Analisis ini memperlihatkan praktik penggunaan kekuatan informal oleh rezim penguasa untuk mempertahankan hegemoninya, sebagaimana dijelaskan dalam teori ‘clientelism dan proxy politics’. Dalam konfigurasi ini, negara membangun aliansi dengan aktor-aktor sosial yang secara simbolik maupun struktural memiliki akses ke ruang publik dan kekuatan koersif, guna menciptakan kontrol tidak langsung atas masyarakat.
Lebih lanjut, adanya simbiosis mutualistik antara ormas dan penguasa. Ormas memperoleh keuntungan tidak hanya berupa status sosial dan legitimasi, tetapi juga akses terhadap sumber daya ekonomi dan kekuasaan simbolik. Dengan dukungan negara atau elite politik tertentu, ormas memperoleh posisi sosial yang lebih tinggi di mata publik, sekaligus memperoleh imunitas dari penegakan hukum dalam batas tertentu.
Tidak sedikit ormas di Indonesia dibentuk secara top-down oleh elite politik, figur publik, atau aktor berkepentingan lainnya. Ormas jenis ini lebih sering menjadi alat artikulasi kepentingan sempit, baik dalam ranah ekonomi maupun politik, ketimbang memperjuangkan aspirasi kolektif masyarakat secara otentik. Ormas semacam ini tidak memenuhi syarat sebagai gerakan sosial progresif karena kehilangan karakteristik partisipatif, demokratis, dan emansipatoris. Sebaliknya, mereka dapat digolongkan sebagai ‘state-sponsored populism’ atau bahkan sebagai manifestasi dari ‘contentious politics’ yang dimobilisasi dari atas untuk mempertahankan struktur dominasi politik yang eksklusif.

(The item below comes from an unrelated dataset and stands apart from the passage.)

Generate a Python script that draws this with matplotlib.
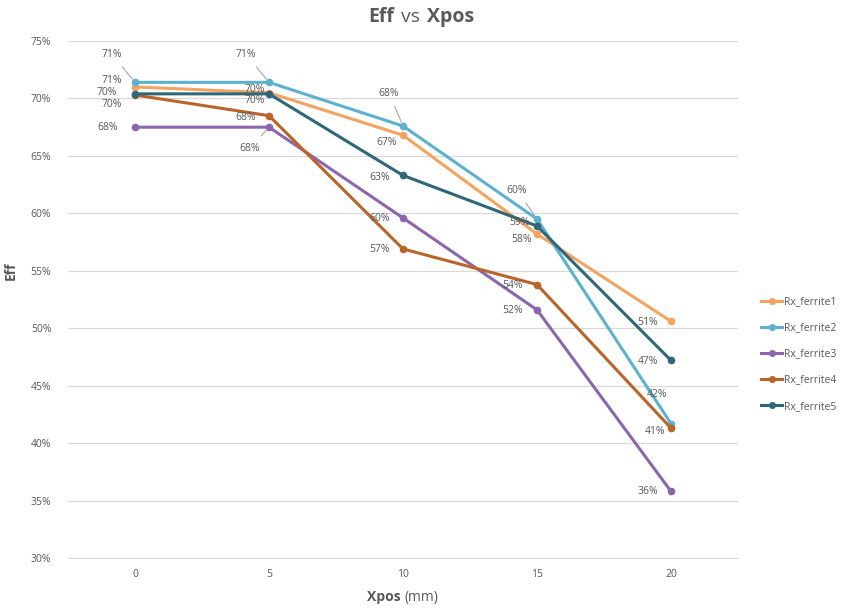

Fenomena ini menegaskan bahwa dinamika ormas di Indonesia tidak dapat dipisahkan dari struktur politik patronal yang memungkinkan relasi kuasa informal berkembang di luar mekanisme demokrasi formal. Dalam kerangka neopatrimonialisme, kekuasaan disalurkan melalui jaringan loyalitas pribadi, bukan melalui institusi formal yang transparan dan akuntabel. Dengan demikian, keberadaan ormas yang berafiliasi dengan kekuasaan mencerminkan keterjebakan dalam praktik ‘instrumental democracy’, di mana aktor-aktor non-negara digunakan sebagai perpanjangan tangan kepentingan elite, alih-alih sebagai mitra kritis dalam pembangunan demokrasi substantif.